Monday, June 30, 2008

Straightening My Underwear Drawer

By the end of this sunny day, the forsythia spikes in the yard may burst full yellow against blue sky. Frogs and birds clamor from swamp and swaying limb, calling, “Come forth and walk or weed whack!”

Eventually, I will.

For now, however, I am sequestered inside. Last night I made the mistake of trying to locate a specific necklace to wear to a friend’s home for dinner. This resulted in a frenzy of flinging, an eruption of socks, undies and camisoles while plumbing the depths of my underwear drawer in pursuit of my gray-bead necklace. I found it, but now my bedroom is strewn with the detritus of the search, leaving me no choice but to purge.

Although it is probably the first place your average robber would rummage, my underwear drawer holds my most precious possessions.

The robber would be disappointed.

My favorite costume jewelry - spangled silver drops, a bounty of bangles, beaded earrings – are cleverly hidden (shhhhh) beneath my bikinis. Two clay pennants, gaily splotched with pastel glaze, are etched “To Mom” by my long-ago kindergartners. Rusting “Clinton/Gore ’96” campaign buttons and bumper stickers are jumbled among miniature Disney figures, Barbie dolls, Cabbage Patch Kids and stockings.

My underwear is balled and squished, barely given space in this drawer that bears its name.

I keep important papers here as well - greeting cards from Dave, my kids, and Mom and Dad. I love the handwriting, so reminiscent of the authors: ill-formed, awkward little kids’ scrawlings, Dave’s hurried script, Dad’s illegible letters, Mom’s cheerful, looping, penmanship. I’ve saved these samples to call up the writers once they are grown up or gone.

Tearfully I peruse a collection of poems and hymns, suggestions I’ve clipped together “For My Funeral.” I’ll remind the kids to check my underwear drawer when it’s time, anticipating their saying, “Mom! Don’t even talk about it!”

I flip through envelopes of mis-matched photographs - pictures of my grandmother, Byeo, hugging my six-year-old Mom, a blurry shot of toddler Casey dressed as a bride, and Tucker at five, grinning at the prospect of breakfast served in bed as a special treat. My senior-year picture occupies an envelope along with Dave's, Casey’s and Tucker’s. All four of us, our adolescent skin air-brushed to perfection, smile formally - so much younger! A muddle of memories mixed up with my stockings and socks.

There are jury notices, passbooks from banks that have closed, and IRS envelopes, some from ’94 and ’95. I have organized this drawer before, but apparently not very well.

I make separate piles on the floor: formal papers, letters, cards, toys, jewelry and, oh yes, underwear. The wastebasket overflows; the drawer is now neat and self-contained. It slides in and out of the bureau unimpeded, the battle to control errant undergarments won.

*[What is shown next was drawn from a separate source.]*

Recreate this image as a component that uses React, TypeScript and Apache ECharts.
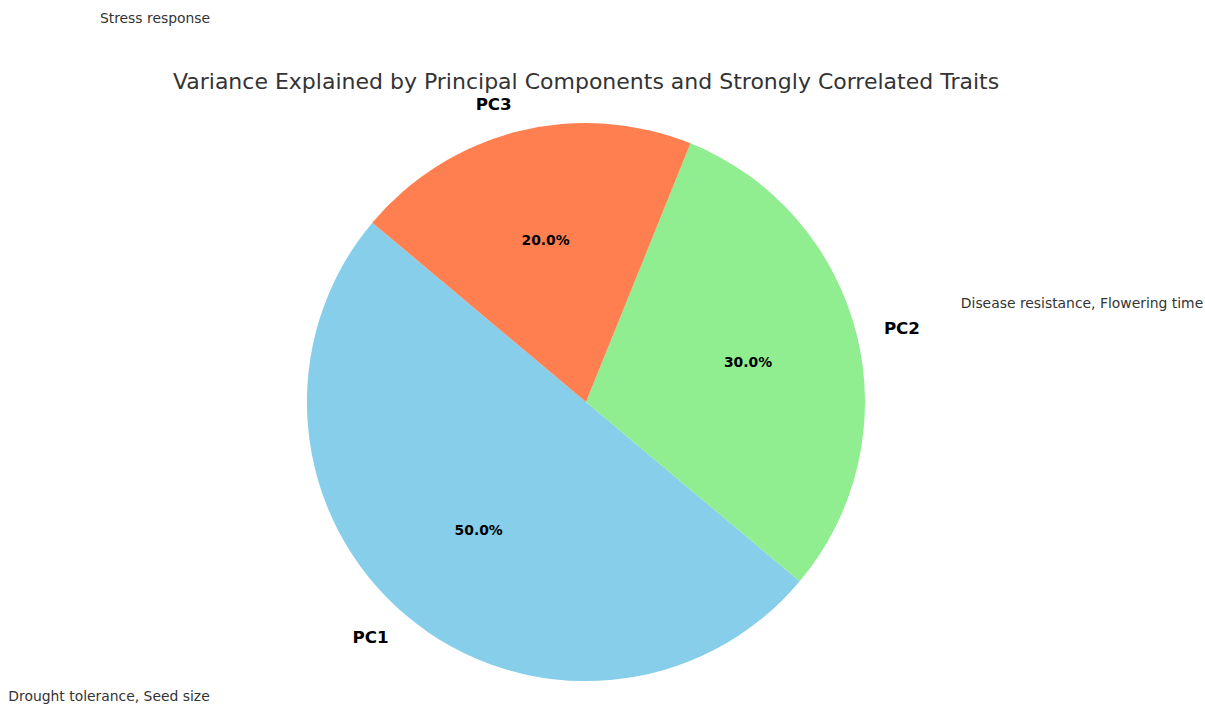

The space allotted for each component remains constant: a layer of little dolls, clay pendants and campaign buttons on the bottom, socks and underwear piled neatly on top, to the left side. A box of bangles and earrings is tucked in one corner, and my abbreviated life file - pictures, poems, papers, letters and memos – spans from the middle of the drawer to the right.

I trot outside to the garbage bin and shake the wastebasket, upside down. A flurry of faded snapshots, outdated notices and cast-off knick-knacks tumble like blown dandelion weed. I re-think a few items and snatch them back, then turn to admire the forsythia.

1 comment:

Anonymous said...

Dear Lea,

Your beautiful composition reminds me of an excerpt from an Adrienne Rich poem:

Vision begins to happen in such a life
as if a woman quietly walked away
from the argument and jargon in a room
and sitting down in the kitchen, began turning in her lap
bits of yarn, calico and velvet scraps,
laying them out absently on the scrubbed boards
in the lamplight, with small rainbow-colored shells...
Such a composition has nothing to do with eternity,
the striving for greatness, brilliance--
only with the musing of a mind
one with her body, experienced fingers quietly pushing
dark against bright, silk against roughtness,
pulling the tenets of a life together
with no mere will to mastery,
only care...

Thank you for offering your rainbow-colored shells to us with such care.